Ideally, a month in the UAE during the IPL should have provided ideal preparation to the Indian team for local conditions. Instead, India’s batters have struggled to adapt to slowish pitches and play accordingly.

Most of the Indian batters in the current team have played a lot of cricket all across the world and they should be able to adjust to any conditions. The historic Test series win in Australia also showed that they have the ability and talent to do well in any part of the world. But, it hasn’t been the case in the ongoing T20 World Cup.

The failure of the batting and bowling line-up to adjust to UAE conditions also raises questions on the Indian support staff. Current head coach Ravi Shastri, bowling coach Bharat Arun and fielding coach R Sridhar will finish their term after the ongoing T20 World Cup and it is questionable whether they have already lost interest in their last assignment?

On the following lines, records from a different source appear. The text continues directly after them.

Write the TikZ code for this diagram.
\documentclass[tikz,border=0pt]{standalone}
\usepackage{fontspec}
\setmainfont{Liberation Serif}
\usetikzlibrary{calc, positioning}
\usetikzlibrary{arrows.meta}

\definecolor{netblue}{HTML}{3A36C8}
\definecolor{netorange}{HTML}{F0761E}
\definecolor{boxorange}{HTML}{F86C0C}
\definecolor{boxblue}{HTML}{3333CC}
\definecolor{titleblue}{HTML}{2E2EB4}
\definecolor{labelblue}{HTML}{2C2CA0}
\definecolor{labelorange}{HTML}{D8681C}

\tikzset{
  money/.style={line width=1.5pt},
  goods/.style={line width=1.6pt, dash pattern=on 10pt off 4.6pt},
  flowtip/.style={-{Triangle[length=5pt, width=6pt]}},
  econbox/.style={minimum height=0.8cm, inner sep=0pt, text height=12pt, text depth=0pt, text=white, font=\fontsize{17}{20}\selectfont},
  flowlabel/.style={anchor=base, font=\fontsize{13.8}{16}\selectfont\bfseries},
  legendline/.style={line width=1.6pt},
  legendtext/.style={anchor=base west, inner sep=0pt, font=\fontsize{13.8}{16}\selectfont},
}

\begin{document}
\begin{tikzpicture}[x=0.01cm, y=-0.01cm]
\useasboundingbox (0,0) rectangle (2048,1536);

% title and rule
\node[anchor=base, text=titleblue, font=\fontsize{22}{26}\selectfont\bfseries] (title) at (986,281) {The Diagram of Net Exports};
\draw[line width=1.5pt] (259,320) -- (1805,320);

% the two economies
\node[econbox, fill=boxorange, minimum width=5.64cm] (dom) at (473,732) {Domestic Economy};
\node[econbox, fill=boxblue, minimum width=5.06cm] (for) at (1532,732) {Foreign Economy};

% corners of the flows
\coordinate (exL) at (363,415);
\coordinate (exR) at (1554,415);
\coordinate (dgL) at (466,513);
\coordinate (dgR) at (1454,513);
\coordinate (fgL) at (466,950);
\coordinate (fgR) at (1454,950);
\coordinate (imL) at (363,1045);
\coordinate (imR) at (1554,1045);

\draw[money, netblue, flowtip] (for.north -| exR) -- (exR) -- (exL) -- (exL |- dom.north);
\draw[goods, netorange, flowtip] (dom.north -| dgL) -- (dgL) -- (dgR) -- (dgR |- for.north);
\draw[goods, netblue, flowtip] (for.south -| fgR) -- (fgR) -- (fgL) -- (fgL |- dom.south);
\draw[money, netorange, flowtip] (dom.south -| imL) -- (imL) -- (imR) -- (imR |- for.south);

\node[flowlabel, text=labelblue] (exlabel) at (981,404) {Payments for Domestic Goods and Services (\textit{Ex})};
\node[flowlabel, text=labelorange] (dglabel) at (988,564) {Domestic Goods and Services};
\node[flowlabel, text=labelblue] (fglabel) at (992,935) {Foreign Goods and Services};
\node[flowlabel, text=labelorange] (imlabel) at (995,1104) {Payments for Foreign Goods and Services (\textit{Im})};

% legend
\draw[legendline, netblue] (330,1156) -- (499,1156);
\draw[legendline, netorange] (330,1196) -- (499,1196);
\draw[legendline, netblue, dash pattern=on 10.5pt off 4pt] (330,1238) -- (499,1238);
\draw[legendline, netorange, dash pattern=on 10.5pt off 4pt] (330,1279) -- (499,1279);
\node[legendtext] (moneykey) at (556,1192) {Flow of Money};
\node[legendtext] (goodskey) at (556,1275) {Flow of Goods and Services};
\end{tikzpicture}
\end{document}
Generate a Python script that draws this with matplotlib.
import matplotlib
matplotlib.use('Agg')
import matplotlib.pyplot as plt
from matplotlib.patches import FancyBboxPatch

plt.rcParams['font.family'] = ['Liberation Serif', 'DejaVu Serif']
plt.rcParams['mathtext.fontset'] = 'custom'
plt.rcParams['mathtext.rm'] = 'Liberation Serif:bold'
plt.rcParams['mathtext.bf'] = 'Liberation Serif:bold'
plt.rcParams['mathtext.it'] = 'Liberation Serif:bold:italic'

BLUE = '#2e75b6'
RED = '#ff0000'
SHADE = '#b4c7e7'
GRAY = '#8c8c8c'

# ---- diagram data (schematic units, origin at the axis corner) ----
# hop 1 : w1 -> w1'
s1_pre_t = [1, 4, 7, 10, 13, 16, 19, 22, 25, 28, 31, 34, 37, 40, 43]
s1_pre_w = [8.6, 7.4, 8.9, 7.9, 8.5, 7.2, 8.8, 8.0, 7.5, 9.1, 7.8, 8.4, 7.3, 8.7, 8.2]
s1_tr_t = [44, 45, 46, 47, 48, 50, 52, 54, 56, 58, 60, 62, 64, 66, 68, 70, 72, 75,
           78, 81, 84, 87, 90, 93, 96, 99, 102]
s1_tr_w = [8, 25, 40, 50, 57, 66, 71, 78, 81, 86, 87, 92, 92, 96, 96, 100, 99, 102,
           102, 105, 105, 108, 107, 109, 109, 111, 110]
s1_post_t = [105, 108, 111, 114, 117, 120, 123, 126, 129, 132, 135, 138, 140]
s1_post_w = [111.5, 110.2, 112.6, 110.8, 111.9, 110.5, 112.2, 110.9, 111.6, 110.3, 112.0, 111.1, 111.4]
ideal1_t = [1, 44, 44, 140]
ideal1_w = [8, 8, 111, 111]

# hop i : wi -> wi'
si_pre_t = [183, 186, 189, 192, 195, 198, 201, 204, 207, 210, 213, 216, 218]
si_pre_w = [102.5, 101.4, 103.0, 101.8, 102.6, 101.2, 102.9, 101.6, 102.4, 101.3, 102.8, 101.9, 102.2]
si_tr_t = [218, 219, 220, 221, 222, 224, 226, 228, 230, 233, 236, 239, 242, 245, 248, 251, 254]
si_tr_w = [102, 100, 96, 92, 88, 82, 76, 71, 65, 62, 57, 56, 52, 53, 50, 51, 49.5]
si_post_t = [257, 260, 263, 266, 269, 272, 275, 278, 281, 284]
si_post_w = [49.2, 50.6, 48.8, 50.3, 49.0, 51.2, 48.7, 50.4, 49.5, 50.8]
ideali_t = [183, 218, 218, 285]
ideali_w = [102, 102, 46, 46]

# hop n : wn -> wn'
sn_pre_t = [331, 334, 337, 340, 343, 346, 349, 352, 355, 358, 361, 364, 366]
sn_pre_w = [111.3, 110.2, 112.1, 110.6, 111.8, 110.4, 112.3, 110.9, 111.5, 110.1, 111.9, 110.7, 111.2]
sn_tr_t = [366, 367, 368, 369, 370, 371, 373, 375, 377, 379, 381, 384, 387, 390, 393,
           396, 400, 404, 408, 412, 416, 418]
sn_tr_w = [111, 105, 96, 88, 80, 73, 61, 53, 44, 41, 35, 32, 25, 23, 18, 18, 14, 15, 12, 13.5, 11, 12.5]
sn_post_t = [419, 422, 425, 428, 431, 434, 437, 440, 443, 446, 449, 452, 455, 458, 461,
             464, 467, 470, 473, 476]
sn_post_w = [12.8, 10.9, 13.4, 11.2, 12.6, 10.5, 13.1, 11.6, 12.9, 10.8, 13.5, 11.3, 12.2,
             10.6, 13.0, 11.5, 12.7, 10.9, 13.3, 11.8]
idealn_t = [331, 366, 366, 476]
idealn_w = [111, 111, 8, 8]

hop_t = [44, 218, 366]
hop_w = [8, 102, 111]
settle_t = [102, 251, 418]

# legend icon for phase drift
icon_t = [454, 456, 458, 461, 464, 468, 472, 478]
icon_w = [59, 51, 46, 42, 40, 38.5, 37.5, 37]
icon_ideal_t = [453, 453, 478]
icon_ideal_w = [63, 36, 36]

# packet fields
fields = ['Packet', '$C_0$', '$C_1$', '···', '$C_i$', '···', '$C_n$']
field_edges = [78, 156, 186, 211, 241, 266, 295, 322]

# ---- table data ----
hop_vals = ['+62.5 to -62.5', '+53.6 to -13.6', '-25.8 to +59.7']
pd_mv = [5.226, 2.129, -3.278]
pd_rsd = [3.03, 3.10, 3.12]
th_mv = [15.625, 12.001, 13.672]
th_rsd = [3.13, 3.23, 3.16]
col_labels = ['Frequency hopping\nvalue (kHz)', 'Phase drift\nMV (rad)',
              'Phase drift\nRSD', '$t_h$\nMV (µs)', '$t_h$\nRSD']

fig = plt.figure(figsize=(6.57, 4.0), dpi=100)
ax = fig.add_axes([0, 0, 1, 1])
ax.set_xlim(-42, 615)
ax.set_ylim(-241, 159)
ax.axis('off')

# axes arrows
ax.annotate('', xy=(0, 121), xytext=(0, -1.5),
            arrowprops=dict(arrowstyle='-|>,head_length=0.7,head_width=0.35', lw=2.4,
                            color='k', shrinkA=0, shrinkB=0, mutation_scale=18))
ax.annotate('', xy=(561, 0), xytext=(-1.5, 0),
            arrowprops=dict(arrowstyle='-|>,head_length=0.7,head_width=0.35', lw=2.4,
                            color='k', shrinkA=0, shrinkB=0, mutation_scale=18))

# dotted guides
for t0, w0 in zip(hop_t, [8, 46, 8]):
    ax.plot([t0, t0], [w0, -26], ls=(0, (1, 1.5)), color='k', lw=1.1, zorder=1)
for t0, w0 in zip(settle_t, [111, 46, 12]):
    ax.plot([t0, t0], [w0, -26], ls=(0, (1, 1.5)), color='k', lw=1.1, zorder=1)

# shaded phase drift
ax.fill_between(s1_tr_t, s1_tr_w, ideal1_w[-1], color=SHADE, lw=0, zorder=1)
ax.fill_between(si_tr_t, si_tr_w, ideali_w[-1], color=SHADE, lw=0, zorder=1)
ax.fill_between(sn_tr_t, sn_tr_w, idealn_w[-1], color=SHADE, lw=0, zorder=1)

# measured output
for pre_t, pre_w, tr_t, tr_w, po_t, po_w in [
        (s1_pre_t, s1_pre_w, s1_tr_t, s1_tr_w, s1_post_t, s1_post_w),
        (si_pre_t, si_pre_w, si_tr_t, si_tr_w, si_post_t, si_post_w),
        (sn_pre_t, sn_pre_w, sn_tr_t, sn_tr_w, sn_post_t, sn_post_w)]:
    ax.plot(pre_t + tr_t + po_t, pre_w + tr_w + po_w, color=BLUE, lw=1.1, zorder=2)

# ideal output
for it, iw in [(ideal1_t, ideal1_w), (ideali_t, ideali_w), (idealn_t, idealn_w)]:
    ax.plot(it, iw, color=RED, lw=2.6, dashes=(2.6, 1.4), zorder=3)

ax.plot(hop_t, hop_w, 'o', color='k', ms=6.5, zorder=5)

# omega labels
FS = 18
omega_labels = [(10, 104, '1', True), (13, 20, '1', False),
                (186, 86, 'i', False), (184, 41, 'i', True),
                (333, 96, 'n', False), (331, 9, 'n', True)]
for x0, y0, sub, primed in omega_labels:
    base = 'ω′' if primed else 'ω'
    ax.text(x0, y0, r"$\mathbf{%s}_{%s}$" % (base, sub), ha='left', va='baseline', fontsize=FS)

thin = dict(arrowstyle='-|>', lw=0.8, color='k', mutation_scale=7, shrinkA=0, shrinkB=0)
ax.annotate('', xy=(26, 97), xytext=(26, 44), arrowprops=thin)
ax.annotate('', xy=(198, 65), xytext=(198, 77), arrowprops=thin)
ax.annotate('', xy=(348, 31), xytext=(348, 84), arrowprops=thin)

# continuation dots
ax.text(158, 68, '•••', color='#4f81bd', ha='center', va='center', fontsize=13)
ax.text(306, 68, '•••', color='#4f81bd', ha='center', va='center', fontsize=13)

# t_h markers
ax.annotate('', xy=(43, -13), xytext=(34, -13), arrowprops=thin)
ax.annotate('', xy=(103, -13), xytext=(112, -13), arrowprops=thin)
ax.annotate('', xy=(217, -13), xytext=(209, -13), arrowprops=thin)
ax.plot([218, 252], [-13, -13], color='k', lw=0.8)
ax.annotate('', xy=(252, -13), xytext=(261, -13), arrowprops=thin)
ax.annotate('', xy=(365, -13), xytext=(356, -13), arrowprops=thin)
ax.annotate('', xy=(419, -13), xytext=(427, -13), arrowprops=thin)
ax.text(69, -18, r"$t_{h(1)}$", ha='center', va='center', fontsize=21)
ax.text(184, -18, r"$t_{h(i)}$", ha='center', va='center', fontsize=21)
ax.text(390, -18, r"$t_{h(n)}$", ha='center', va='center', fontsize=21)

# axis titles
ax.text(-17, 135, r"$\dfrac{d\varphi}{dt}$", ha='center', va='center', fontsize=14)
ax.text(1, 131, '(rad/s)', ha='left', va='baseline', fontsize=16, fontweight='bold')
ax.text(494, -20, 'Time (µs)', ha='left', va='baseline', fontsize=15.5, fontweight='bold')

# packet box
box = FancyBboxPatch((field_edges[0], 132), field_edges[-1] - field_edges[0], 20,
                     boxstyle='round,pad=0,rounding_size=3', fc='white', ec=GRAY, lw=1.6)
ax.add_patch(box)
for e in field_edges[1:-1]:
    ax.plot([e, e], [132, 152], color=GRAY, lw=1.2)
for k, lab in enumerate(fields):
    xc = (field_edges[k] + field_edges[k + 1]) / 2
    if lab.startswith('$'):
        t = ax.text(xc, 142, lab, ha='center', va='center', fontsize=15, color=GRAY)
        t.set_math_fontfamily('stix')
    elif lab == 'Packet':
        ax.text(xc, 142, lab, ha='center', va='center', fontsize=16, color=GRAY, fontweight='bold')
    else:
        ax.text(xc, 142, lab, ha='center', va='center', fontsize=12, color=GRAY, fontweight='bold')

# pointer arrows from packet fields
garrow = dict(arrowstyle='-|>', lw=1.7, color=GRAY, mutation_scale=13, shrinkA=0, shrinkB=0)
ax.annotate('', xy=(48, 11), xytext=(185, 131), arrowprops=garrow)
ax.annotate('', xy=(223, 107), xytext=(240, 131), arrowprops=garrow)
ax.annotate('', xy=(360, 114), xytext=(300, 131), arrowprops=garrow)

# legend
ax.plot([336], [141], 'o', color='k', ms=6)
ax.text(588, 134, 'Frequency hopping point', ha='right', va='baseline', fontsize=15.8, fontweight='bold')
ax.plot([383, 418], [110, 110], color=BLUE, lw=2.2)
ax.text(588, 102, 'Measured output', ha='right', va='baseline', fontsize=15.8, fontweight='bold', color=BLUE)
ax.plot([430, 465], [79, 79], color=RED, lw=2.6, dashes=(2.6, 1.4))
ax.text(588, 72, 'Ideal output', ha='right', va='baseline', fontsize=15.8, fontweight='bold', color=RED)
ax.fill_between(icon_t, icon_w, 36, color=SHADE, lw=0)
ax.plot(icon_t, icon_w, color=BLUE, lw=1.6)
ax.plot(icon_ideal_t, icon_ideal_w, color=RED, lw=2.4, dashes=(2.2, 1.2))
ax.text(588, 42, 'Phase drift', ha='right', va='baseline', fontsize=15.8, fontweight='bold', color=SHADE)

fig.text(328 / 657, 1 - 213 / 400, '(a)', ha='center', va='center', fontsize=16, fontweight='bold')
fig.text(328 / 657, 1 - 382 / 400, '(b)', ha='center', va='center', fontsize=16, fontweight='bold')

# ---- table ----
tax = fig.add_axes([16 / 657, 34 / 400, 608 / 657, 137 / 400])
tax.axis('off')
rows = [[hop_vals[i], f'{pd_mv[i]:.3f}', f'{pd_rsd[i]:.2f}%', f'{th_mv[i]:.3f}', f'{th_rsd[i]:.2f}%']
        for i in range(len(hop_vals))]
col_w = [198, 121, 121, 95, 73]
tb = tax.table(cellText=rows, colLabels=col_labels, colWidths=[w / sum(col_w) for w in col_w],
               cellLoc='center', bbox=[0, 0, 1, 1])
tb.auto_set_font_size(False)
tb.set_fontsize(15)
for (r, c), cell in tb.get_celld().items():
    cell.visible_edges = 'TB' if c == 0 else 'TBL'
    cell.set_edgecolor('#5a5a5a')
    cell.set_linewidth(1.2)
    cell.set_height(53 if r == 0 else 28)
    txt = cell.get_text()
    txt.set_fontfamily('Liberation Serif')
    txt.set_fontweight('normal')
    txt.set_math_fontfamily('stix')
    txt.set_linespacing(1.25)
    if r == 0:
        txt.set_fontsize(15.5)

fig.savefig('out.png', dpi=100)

India have three matches remaining in the tournament and another loss will confirm their early exit from the competition. The Men in Blue will have to win their remaining matches by big margins to ensure their net run rate can be improved and they stand a chance at qualifying.

They will next face Afghanistan in their third match on November 3 in Abu Dhabi in the hope of turning their campaign around in the mega event.